## To be done
Leave out the pictures, then reproduce the rest of the material exactly.
_ _ _
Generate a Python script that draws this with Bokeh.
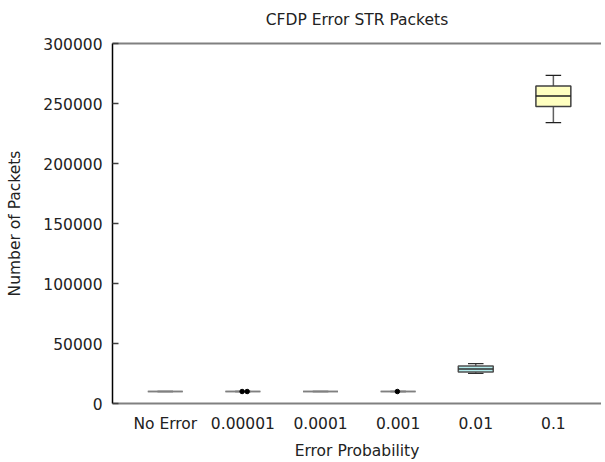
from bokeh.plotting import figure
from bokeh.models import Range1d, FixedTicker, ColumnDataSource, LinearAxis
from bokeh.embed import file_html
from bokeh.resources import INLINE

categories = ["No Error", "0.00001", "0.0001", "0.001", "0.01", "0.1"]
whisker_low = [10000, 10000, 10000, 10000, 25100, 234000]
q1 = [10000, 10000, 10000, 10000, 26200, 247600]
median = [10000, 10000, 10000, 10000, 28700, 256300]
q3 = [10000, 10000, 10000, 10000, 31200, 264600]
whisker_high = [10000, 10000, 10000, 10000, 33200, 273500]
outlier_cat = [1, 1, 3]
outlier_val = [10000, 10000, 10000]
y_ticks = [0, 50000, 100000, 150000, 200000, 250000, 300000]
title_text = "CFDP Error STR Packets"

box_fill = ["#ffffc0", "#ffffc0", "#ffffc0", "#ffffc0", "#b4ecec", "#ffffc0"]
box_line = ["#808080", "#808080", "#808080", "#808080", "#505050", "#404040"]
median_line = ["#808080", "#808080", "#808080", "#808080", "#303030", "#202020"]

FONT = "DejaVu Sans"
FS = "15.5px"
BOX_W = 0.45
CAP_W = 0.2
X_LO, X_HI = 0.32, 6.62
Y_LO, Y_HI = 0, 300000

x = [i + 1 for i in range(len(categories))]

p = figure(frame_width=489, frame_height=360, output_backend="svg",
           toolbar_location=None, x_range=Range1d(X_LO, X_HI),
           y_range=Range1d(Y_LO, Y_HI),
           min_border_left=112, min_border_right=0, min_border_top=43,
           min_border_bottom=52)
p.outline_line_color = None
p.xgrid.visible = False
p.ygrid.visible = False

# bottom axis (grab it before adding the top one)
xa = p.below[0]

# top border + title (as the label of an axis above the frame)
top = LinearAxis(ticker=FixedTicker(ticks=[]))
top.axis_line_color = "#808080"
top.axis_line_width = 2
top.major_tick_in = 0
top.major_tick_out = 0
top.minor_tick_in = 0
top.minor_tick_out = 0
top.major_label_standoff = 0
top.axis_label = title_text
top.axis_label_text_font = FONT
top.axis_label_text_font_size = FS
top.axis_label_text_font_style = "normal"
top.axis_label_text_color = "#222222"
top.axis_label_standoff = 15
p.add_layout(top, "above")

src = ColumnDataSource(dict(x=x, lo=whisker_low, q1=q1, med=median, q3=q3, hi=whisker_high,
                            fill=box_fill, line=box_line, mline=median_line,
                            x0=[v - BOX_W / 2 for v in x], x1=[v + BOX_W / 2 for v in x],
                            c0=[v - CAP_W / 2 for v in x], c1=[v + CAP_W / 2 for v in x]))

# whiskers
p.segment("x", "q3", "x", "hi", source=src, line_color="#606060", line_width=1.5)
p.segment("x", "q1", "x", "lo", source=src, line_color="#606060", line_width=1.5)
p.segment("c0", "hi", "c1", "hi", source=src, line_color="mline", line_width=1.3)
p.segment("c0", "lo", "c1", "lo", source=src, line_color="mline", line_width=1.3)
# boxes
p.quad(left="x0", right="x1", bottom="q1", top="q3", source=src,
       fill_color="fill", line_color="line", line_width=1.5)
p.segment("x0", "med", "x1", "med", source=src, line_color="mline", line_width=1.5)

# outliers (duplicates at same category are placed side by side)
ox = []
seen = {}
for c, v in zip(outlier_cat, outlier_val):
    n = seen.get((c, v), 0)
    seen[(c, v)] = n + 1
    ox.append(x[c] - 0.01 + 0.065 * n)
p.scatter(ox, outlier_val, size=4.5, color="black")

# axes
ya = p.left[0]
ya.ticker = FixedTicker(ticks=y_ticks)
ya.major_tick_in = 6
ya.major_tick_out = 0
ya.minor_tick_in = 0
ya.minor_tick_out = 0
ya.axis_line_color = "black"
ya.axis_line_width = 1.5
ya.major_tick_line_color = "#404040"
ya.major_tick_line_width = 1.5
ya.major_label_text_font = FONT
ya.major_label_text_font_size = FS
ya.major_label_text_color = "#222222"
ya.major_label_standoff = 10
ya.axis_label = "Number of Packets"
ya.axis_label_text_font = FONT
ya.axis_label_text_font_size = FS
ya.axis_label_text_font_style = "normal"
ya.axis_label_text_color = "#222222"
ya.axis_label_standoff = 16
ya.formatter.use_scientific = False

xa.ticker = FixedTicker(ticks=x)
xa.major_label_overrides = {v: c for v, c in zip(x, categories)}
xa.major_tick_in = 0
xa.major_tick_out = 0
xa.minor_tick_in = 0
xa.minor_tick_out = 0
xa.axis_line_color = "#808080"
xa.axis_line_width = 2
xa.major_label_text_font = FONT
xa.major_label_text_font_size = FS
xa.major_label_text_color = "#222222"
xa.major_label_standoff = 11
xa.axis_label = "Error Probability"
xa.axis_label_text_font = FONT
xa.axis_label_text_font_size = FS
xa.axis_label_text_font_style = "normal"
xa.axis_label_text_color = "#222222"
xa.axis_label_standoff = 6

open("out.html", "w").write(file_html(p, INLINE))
_ _ _
## Finished exercise
Generate a Python script that draws this with Bokeh.
from bokeh.plotting import figure
from bokeh.models import Range1d, FixedTicker, ColumnDataSource, LinearAxis
from bokeh.embed import file_html
from bokeh.resources import INLINE

categories = ["No Error", "0.00001", "0.0001", "0.001", "0.01", "0.1"]
whisker_low = [10000, 10000, 10000, 10000, 25100, 234000]
q1 = [10000, 10000, 10000, 10000, 26200, 247600]
median = [10000, 10000, 10000, 10000, 28700, 256300]
q3 = [10000, 10000, 10000, 10000, 31200, 264600]
whisker_high = [10000, 10000, 10000, 10000, 33200, 273500]
outlier_cat = [1, 1, 3]
outlier_val = [10000, 10000, 10000]
y_ticks = [0, 50000, 100000, 150000, 200000, 250000, 300000]
title_text = "CFDP Error STR Packets"

box_fill = ["#ffffc0", "#ffffc0", "#ffffc0", "#ffffc0", "#b4ecec", "#ffffc0"]
box_line = ["#808080", "#808080", "#808080", "#808080", "#505050", "#404040"]
median_line = ["#808080", "#808080", "#808080", "#808080", "#303030", "#202020"]

FONT = "DejaVu Sans"
FS = "15.5px"
BOX_W = 0.45
CAP_W = 0.2
X_LO, X_HI = 0.32, 6.62
Y_LO, Y_HI = 0, 300000

x = [i + 1 for i in range(len(categories))]

p = figure(frame_width=489, frame_height=360, output_backend="svg",
           toolbar_location=None, x_range=Range1d(X_LO, X_HI),
           y_range=Range1d(Y_LO, Y_HI),
           min_border_left=112, min_border_right=0, min_border_top=43,
           min_border_bottom=52)
p.outline_line_color = None
p.xgrid.visible = False
p.ygrid.visible = False

# bottom axis (grab it before adding the top one)
xa = p.below[0]

# top border + title (as the label of an axis above the frame)
top = LinearAxis(ticker=FixedTicker(ticks=[]))
top.axis_line_color = "#808080"
top.axis_line_width = 2
top.major_tick_in = 0
top.major_tick_out = 0
top.minor_tick_in = 0
top.minor_tick_out = 0
top.major_label_standoff = 0
top.axis_label = title_text
top.axis_label_text_font = FONT
top.axis_label_text_font_size = FS
top.axis_label_text_font_style = "normal"
top.axis_label_text_color = "#222222"
top.axis_label_standoff = 15
p.add_layout(top, "above")

src = ColumnDataSource(dict(x=x, lo=whisker_low, q1=q1, med=median, q3=q3, hi=whisker_high,
                            fill=box_fill, line=box_line, mline=median_line,
                            x0=[v - BOX_W / 2 for v in x], x1=[v + BOX_W / 2 for v in x],
                            c0=[v - CAP_W / 2 for v in x], c1=[v + CAP_W / 2 for v in x]))

# whiskers
p.segment("x", "q3", "x", "hi", source=src, line_color="#606060", line_width=1.5)
p.segment("x", "q1", "x", "lo", source=src, line_color="#606060", line_width=1.5)
p.segment("c0", "hi", "c1", "hi", source=src, line_color="mline", line_width=1.3)
p.segment("c0", "lo", "c1", "lo", source=src, line_color="mline", line_width=1.3)
# boxes
p.quad(left="x0", right="x1", bottom="q1", top="q3", source=src,
       fill_color="fill", line_color="line", line_width=1.5)
p.segment("x0", "med", "x1", "med", source=src, line_color="mline", line_width=1.5)

# outliers (duplicates at same category are placed side by side)
ox = []
seen = {}
for c, v in zip(outlier_cat, outlier_val):
    n = seen.get((c, v), 0)
    seen[(c, v)] = n + 1
    ox.append(x[c] - 0.01 + 0.065 * n)
p.scatter(ox, outlier_val, size=4.5, color="black")

# axes
ya = p.left[0]
ya.ticker = FixedTicker(ticks=y_ticks)
ya.major_tick_in = 6
ya.major_tick_out = 0
ya.minor_tick_in = 0
ya.minor_tick_out = 0
ya.axis_line_color = "black"
ya.axis_line_width = 1.5
ya.major_tick_line_color = "#404040"
ya.major_tick_line_width = 1.5
ya.major_label_text_font = FONT
ya.major_label_text_font_size = FS
ya.major_label_text_color = "#222222"
ya.major_label_standoff = 10
ya.axis_label = "Number of Packets"
ya.axis_label_text_font = FONT
ya.axis_label_text_font_size = FS
ya.axis_label_text_font_style = "normal"
ya.axis_label_text_color = "#222222"
ya.axis_label_standoff = 16
ya.formatter.use_scientific = False

xa.ticker = FixedTicker(ticks=x)
xa.major_label_overrides = {v: c for v, c in zip(x, categories)}
xa.major_tick_in = 0
xa.major_tick_out = 0
xa.minor_tick_in = 0
xa.minor_tick_out = 0
xa.axis_line_color = "#808080"
xa.axis_line_width = 2
xa.major_label_text_font = FONT
xa.major_label_text_font_size = FS
xa.major_label_text_color = "#222222"
xa.major_label_standoff = 11
xa.axis_label = "Error Probability"
xa.axis_label_text_font = FONT
xa.axis_label_text_font_size = FS
xa.axis_label_text_font_style = "normal"
xa.axis_label_text_color = "#222222"
xa.axis_label_standoff = 6

open("out.html", "w").write(file_html(p, INLINE))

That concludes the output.